Significance. If the binding parameterization and refinement steps reliably enforce non-penetrating, topologically ordered layers, the contribution would be significant for Gaussian avatar modeling. It moves beyond single-surface or unconstrained disentanglement approaches by embedding geometric structure and layer ordering directly into the representation, enabling practical applications such as garment reordering and mesh export for simulation.
major comments (2)
- [Abstract] Abstract (representation level): The central claim that the body-anchored Gaussian parameterization achieves physically plausible layering 'by construction' depends on binding via barycentric in-plane coordinates and positive normal offset from SMPL-X. No explicit collision, repulsion, or signed-distance loss term is referenced in the optimization; the topology-guided correction is described only as a refinement step. This leaves open whether inter-layer penetrations are prevented during joint optimization or only mitigated afterward, particularly for loose clothing or high-curvature regions.
- [Abstract] Abstract (results): The SOTA claims on geometry, separation, penetration rate, and depth are reported on the full 4D-DRESS dataset, yet the abstract provides no quantitative values, baseline comparisons, or ablation references. Without these details or a table citation, it is difficult to assess whether the reported low penetration metrics stem from the representation itself or from dataset-specific properties.
minor comments (1)
- [Abstract] The abstract states that the method 'supports user-defined garment reordering and fast conversion of body-conforming garments to simulation-ready meshes,' but does not indicate the computational cost or quality of the mesh conversion step; a brief complexity or timing reference would clarify the practical utility.
Simulated Author's Rebuttal
We thank the referee for the constructive feedback on our manuscript. We address each major comment below in detail and indicate where revisions will be made to improve clarity without misrepresenting the work.

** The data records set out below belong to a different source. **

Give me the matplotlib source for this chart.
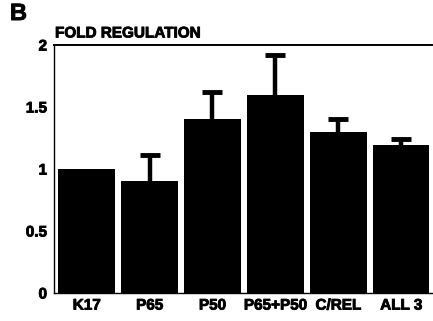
import matplotlib
matplotlib.use("Agg")
import matplotlib.pyplot as plt
import matplotlib.patheffects as pe
import numpy as np

plt.rcParams['font.family'] = ['Liberation Sans', 'DejaVu Sans']
plt.rcParams['font.weight'] = 'bold'

categories = ["K17", "P65", "P50", "P65+P50", "C/REL", "ALL 3"]
fold = [1.0, 0.90, 1.40, 1.60, 1.30, 1.19]
err_upper = [0.0, 0.21, 0.22, 0.32, 0.10, 0.055]
yticks = [0, 0.5, 1, 1.5, 2]
ytick_labels = ["0", "0.5", "1", "1.5", "2"]

heavy = [pe.withStroke(linewidth=0.6, foreground="black")]

fig = plt.figure(figsize=(4.33, 3.21), dpi=100)
ax = fig.add_axes([0.1247, 0.0872, 0.873, 0.7726])

x = np.arange(len(categories))
ax.bar(x, fold, width=0.9, color="black", zorder=2)

# upper-only error bars
mask = np.array(err_upper) > 0
xe = x[mask]
ye = np.array(fold)[mask]
ee = np.array(err_upper)[mask]
_, caps, _ = ax.errorbar(xe, ye, yerr=[np.zeros_like(ee), ee], fmt="none",
                         ecolor="black", elinewidth=3.2, capsize=7.5,
                         capthick=3.5, zorder=3)
caps[0].set_visible(False)

ax.set_xlim(-0.52, 5.49)
ax.set_ylim(0, 2)
ax.set_yticks(yticks)
ax.set_yticklabels(ytick_labels, fontsize=11, fontweight="bold")
ax.set_xticks(x)
ax.set_xticklabels(categories, fontsize=11, fontweight="bold")
ax.tick_params(axis="y", length=0, pad=5)
ax.tick_params(axis="x", length=0, pad=4)
for lbl in ax.get_xticklabels() + ax.get_yticklabels():
    lbl.set_path_effects(heavy)

ax.spines["right"].set_visible(False)
for s in ["left", "bottom"]:
    ax.spines[s].set_linewidth(1.0)
ax.spines["top"].set_linewidth(1.4)

fig.text(0.127, 0.874, "FOLD REGULATION", fontsize=11, fontweight="bold",
         ha="left", va="bottom", path_effects=heavy)
fig.text(0.023, 0.922, "B", fontsize=17, fontweight="bold", ha="left",
         va="bottom", path_effects=heavy)

fig.savefig("out.png", dpi=100)
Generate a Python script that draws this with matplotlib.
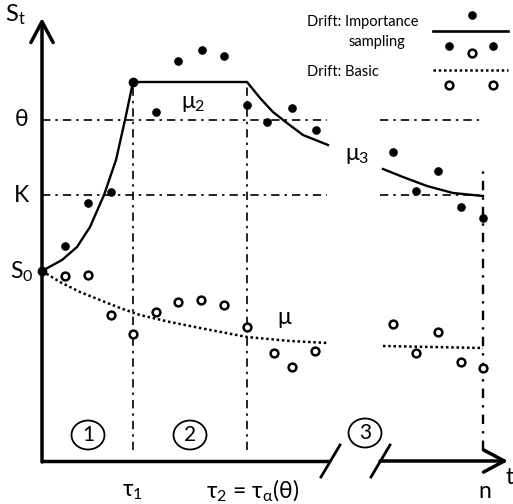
import matplotlib
matplotlib.use('Agg')
import matplotlib.pyplot as plt
from matplotlib.patches import Ellipse

plt.rcParams['font.family'] = ['Lato', 'DejaVu Sans']
plt.rcParams['mathtext.default'] = 'regular'

# levels and times
S0 = 190
K = 266
THETA = 341
TAU1 = 91
TAU2 = 205
N = 441

# drift curves (importance sampling)
mu1_t = [0, 20, 35, 48, 62, 74, 83, 91]
mu1_s = [190, 201, 214, 234, 266, 301, 341, 379]
mu2_t = [91, 205, 218, 231, 245, 261, 286]
mu2_s = [379, 379, 363, 349, 338, 326, 316]
mu3_t = [341, 361, 385, 411, 441]
mu3_s = [292, 284, 275, 268, 265]

# basic drift (dotted)
mu_t = [0, 18, 38, 58, 78, 98, 128, 158, 205, 248, 286]
mu_s = [190, 179, 169, 161, 153, 146, 139, 133, 124, 120, 118]
mu_end_t = [341, 441]
mu_end_s = [115, 113]

# simulated paths
is_t = [23, 46, 69, 114, 136, 160, 182, 205, 225, 250, 274,
        351, 374, 396, 419, 441]
is_s = [215, 258, 269, 349, 400, 411, 405, 356, 339, 353, 331,
        309, 270, 290, 254, 243]
basic_t = [23, 46, 69, 91, 114, 136, 159, 182, 205, 232, 250, 273,
           351, 374, 396, 419, 441]
basic_s = [185, 186, 146, 127, 149, 159, 161, 156, 134, 108, 94, 110,
           137, 108, 129, 99, 93]

fig = plt.figure(figsize=(5.13, 5.04), dpi=100)
ax = fig.add_axes([0, 0, 1, 1])
ax.set_xlim(-42, 471)
ax.set_ylim(-43, 461)
ax.axis('off')

k = dict(color='black')
dd = (0, (5, 3, 1.5, 3))

# reference levels
for lev in [THETA, K]:
    ax.plot([0, 285], [lev, lev], lw=1.2, ls=dd, **k)
    ax.plot([338, N], [lev, lev], lw=1.2, ls=dd, **k)
ax.plot([TAU1, TAU1], [11, 379], lw=1.2, ls=dd, **k)
ax.plot([TAU2, TAU2], [11, 379], lw=1.2, ls=dd, **k)
ax.plot([N, N], [11, 291], lw=1.7, ls=(0, (4, 3, 1, 3)), **k)

# axes with arrows and break
arr = dict(arrowstyle='->,head_length=0.75,head_width=0.4', lw=2.5,
           color='black', mutation_scale=20, shrinkA=0, shrinkB=0)
ax.annotate('', xy=(0, 443), xytext=(0, -1), arrowprops=arr)
ax.plot([-1, 288], [0, 0], lw=2.5, solid_capstyle='butt', **k)
ax.annotate('', xy=(466, 0), xytext=(338, 0), arrowprops=arr)
ax.plot([279, 298], [-16, 16], lw=2.0, **k)
ax.plot([329, 348], [-16, 16], lw=2.0, **k)

# curves
ax.plot(mu1_t, mu1_s, lw=1.7, **k)
ax.plot(mu2_t, mu2_s, lw=1.7, **k)
ax.plot(mu3_t, mu3_s, lw=1.7, **k)
ax.plot(mu_t, mu_s, lw=1.8, ls=(0, (1, 1.1)), **k)
ax.plot(mu_end_t, mu_end_s, lw=1.8, ls=(0, (1, 1.1)), **k)
ax.plot([0, TAU1], [S0, 379], 'o', ms=6, **k)

ax.plot(is_t, is_s, 'o', ms=5.2, **k)
ax.plot(basic_t, basic_s, 'o', ms=5.6, mfc='white', mec='black', mew=1.8)

# legend
ax.text(265, 439, 'Drift: Importance', fontsize=10.5, ha='left', va='center')
ax.text(335, 419, 'sampling', fontsize=10.5, ha='center', va='center')
ax.text(265, 389, 'Drift: Basic', fontsize=10.5, ha='left', va='center')
ax.plot([391, 466], [430, 430], lw=1.9, **k)
ax.plot([391, 466], [391, 391], lw=1.8, ls=(0, (1, 1.1)), **k)
ax.plot([430, 407, 451], [446, 415, 415], 'o', ms=5.2, **k)
ax.plot([430, 407, 451], [408, 376, 376], 'o', ms=5.6, mfc='white',
        mec='black', mew=1.8)

# labels
fs = 16.5
ax.text(-27, 446, '$S_t$', fontsize=17, ha='center', va='center')
ax.text(-20, 341, 'θ', fontsize=fs, ha='center', va='center')
ax.text(-20, 266, 'K', fontsize=fs, ha='center', va='center')
ax.text(-20, 189, '$S_0$', fontsize=fs, ha='center', va='center')
ax.text(151, 358, '$μ_2$', fontsize=fs, ha='center', va='center')
ax.text(315, 306, '$μ_3$', fontsize=fs, ha='center', va='center')
ax.text(242, 144, 'μ', fontsize=fs, ha='center', va='center')
ax.text(TAU1, -30, '$τ_1$', fontsize=fs, ha='center', va='center')
ax.text(211, -30, '$τ_2$ = $τ_α$(θ)', fontsize=fs, ha='center', va='center')
ax.text(443, -31, 'n', fontsize=fs, ha='center', va='center')
ax.text(463, -17, 't', fontsize=fs, ha='left', va='center')

# phases
for cx, cy, lab in [(46, 26, '1'), (148, 26, '2'), (323, 28, '3')]:
    ax.add_patch(Ellipse((cx, cy), 33, 29, fill=False, lw=1.3, ec='black'))
    ax.text(cx, cy, lab, fontsize=15, ha='center', va='center')

fig.savefig('out.png', dpi=100)
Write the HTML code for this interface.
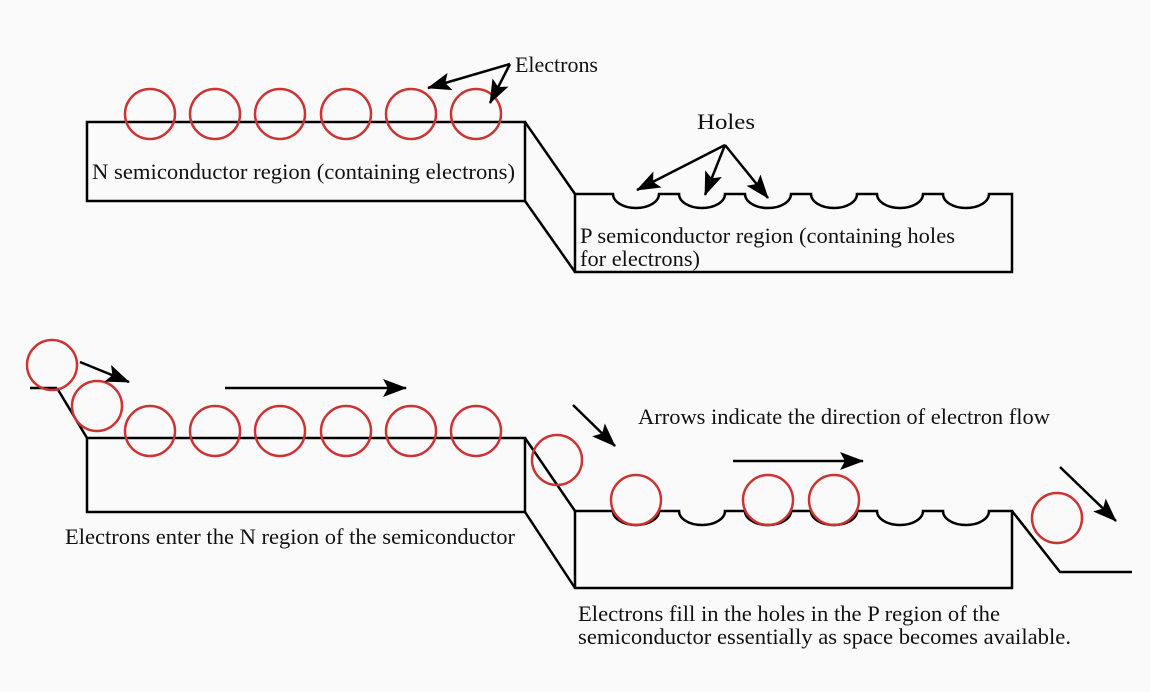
<!DOCTYPE html>
<html><head><style>
body{margin:0;background:#fafafa;}
svg{display:block}
text{font-family:"Liberation Serif",serif;font-size:22px;fill:#111}
</style></head><body>
<svg width="1150" height="692" viewBox="0 0 1150 692">
<defs>
<marker id="b" markerWidth="24" markerHeight="18" refX="23" refY="9" orient="auto" markerUnits="userSpaceOnUse"><path d="M0,0 L24,9 L0,18 L5,9 z" fill="#000"/></marker></defs>
<rect width="1150" height="692" fill="#fafafa"/>
<g fill="none" stroke="#000" stroke-width="2.5">
<rect x="87" y="122" width="438" height="79"/>
<line x1="525" y1="122" x2="575" y2="194"/>
<line x1="525" y1="201" x2="575" y2="272"/>
<path d="M575,272 V194 H613 a23,14 0 0 0 46,0 H679 a23,14 0 0 0 46,0 H745 a23,14 0 0 0 46,0 H811 a23,14 0 0 0 46,0 H877 a23,14 0 0 0 46,0 H943 a23,14 0 0 0 46,0 H1012 V272 Z"/>
<line x1="30" y1="388" x2="57" y2="388"/>
<line x1="57" y1="388" x2="87" y2="438"/>
<rect x="87" y="438" width="438" height="74"/>
<line x1="525" y1="438" x2="575" y2="511"/>
<line x1="525" y1="512" x2="575" y2="588"/>
<path d="M575,588 V511 H613 a23,14 0 0 0 46,0 H679 a23,14 0 0 0 46,0 H745 a23,14 0 0 0 46,0 H811 a23,14 0 0 0 46,0 H877 a23,14 0 0 0 46,0 H943 a23,14 0 0 0 46,0 H1012 V588 Z"/>
<polyline points="1012,511 1060,572 1132,572"/>
</g>
<g fill="none" stroke="#cc3333" stroke-width="2.5">
<circle cx="150" cy="114" r="25"/><circle cx="215" cy="114" r="25"/><circle cx="280" cy="114" r="25"/><circle cx="346" cy="114" r="25"/><circle cx="411" cy="114" r="25"/><circle cx="476" cy="114" r="25"/>
<circle cx="52" cy="365" r="25"/><circle cx="97" cy="406" r="25"/>
<circle cx="150" cy="431" r="25"/><circle cx="215" cy="431" r="25"/><circle cx="280" cy="431" r="25"/><circle cx="346" cy="431" r="25"/><circle cx="411" cy="431" r="25"/><circle cx="476" cy="431" r="25"/>
<circle cx="557" cy="460" r="25"/><circle cx="636" cy="500" r="25"/><circle cx="768" cy="500" r="25"/><circle cx="834" cy="500" r="25"/>
<circle cx="1057" cy="518" r="25"/>
</g>
<g stroke="#000" stroke-width="2.5" fill="none">
<line x1="510" y1="64" x2="428" y2="88" marker-end="url(#b)"/>
<line x1="510" y1="64" x2="490" y2="103" marker-end="url(#b)"/>
<line x1="725" y1="145" x2="637" y2="190" marker-end="url(#b)"/>
<line x1="725" y1="145" x2="705" y2="195" marker-end="url(#b)"/>
<line x1="725" y1="145" x2="768" y2="198" marker-end="url(#b)"/>
<line x1="80" y1="362" x2="129" y2="382" marker-end="url(#b)"/>
<line x1="225" y1="388" x2="406" y2="388" marker-end="url(#b)"/>
<line x1="573" y1="405" x2="615" y2="446" marker-end="url(#b)"/>
<line x1="733" y1="461" x2="863" y2="461" marker-end="url(#b)"/>
<line x1="1060" y1="467" x2="1116" y2="521" marker-end="url(#b)"/>
</g>
<text x="515" y="72" textLength="83" lengthAdjust="spacingAndGlyphs">Electrons</text>
<text x="697" y="129" textLength="58" lengthAdjust="spacingAndGlyphs">Holes</text>
<text x="92" y="179" textLength="423" lengthAdjust="spacingAndGlyphs">N semiconductor region (containing electrons)</text>
<text x="580" y="243" textLength="375" lengthAdjust="spacingAndGlyphs">P semiconductor region (containing holes</text>
<text x="580" y="266" textLength="120" lengthAdjust="spacingAndGlyphs">for electrons)</text>
<text x="638" y="424" textLength="412" lengthAdjust="spacingAndGlyphs">Arrows indicate the direction of electron flow</text>
<text x="65" y="544" textLength="450" lengthAdjust="spacingAndGlyphs">Electrons enter the N region of the semiconductor</text>
<text x="578" y="621" textLength="422" lengthAdjust="spacingAndGlyphs">Electrons fill in the holes in the P region of the</text>
<text x="578" y="644" textLength="493" lengthAdjust="spacingAndGlyphs">semiconductor essentially as space becomes available.</text>
</svg>
</body></html>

read point-by-point responses
-
Referee: [Abstract] Abstract (representation level): The central claim that the body-anchored Gaussian parameterization achieves physically plausible layering 'by construction' depends on binding via barycentric in-plane coordinates and positive normal offset from SMPL-X. No explicit collision, repulsion, or signed-distance loss term is referenced in the optimization; the topology-guided correction is described only as a refinement step. This leaves open whether inter-layer penetrations are prevented during joint optimization or only mitigated afterward, particularly for loose clothing or high-curvature regions.
Authors: The body-anchored representation initializes and constrains each Gaussian via barycentric in-plane coordinates on SMPL-X faces together with a strictly positive normal offset. This design places all Gaussians outside the body surface by construction and prevents body penetration throughout optimization. For garment layers, the topology-guided correction is applied after lifting 2D segmentations and explicitly reorders Gaussians according to the underlying SMPL-X topology before and during joint optimization; this ordering is preserved because subsequent gradient updates operate on the already-corrected layer assignments. While no explicit repulsion or signed-distance loss is added to the objective, the combination of the parameterization and the topology-guided step is what produces the observed low penetration rates. We will revise the abstract to more precisely distinguish the representation-level constraints from the refinement procedure. revision: partial
-
Referee: [Abstract] Abstract (results): The SOTA claims on geometry, separation, penetration rate, and depth are reported on the full 4D-DRESS dataset, yet the abstract provides no quantitative values, baseline comparisons, or ablation references. Without these details or a table citation, it is difficult to assess whether the reported low penetration metrics stem from the representation itself or from dataset-specific properties.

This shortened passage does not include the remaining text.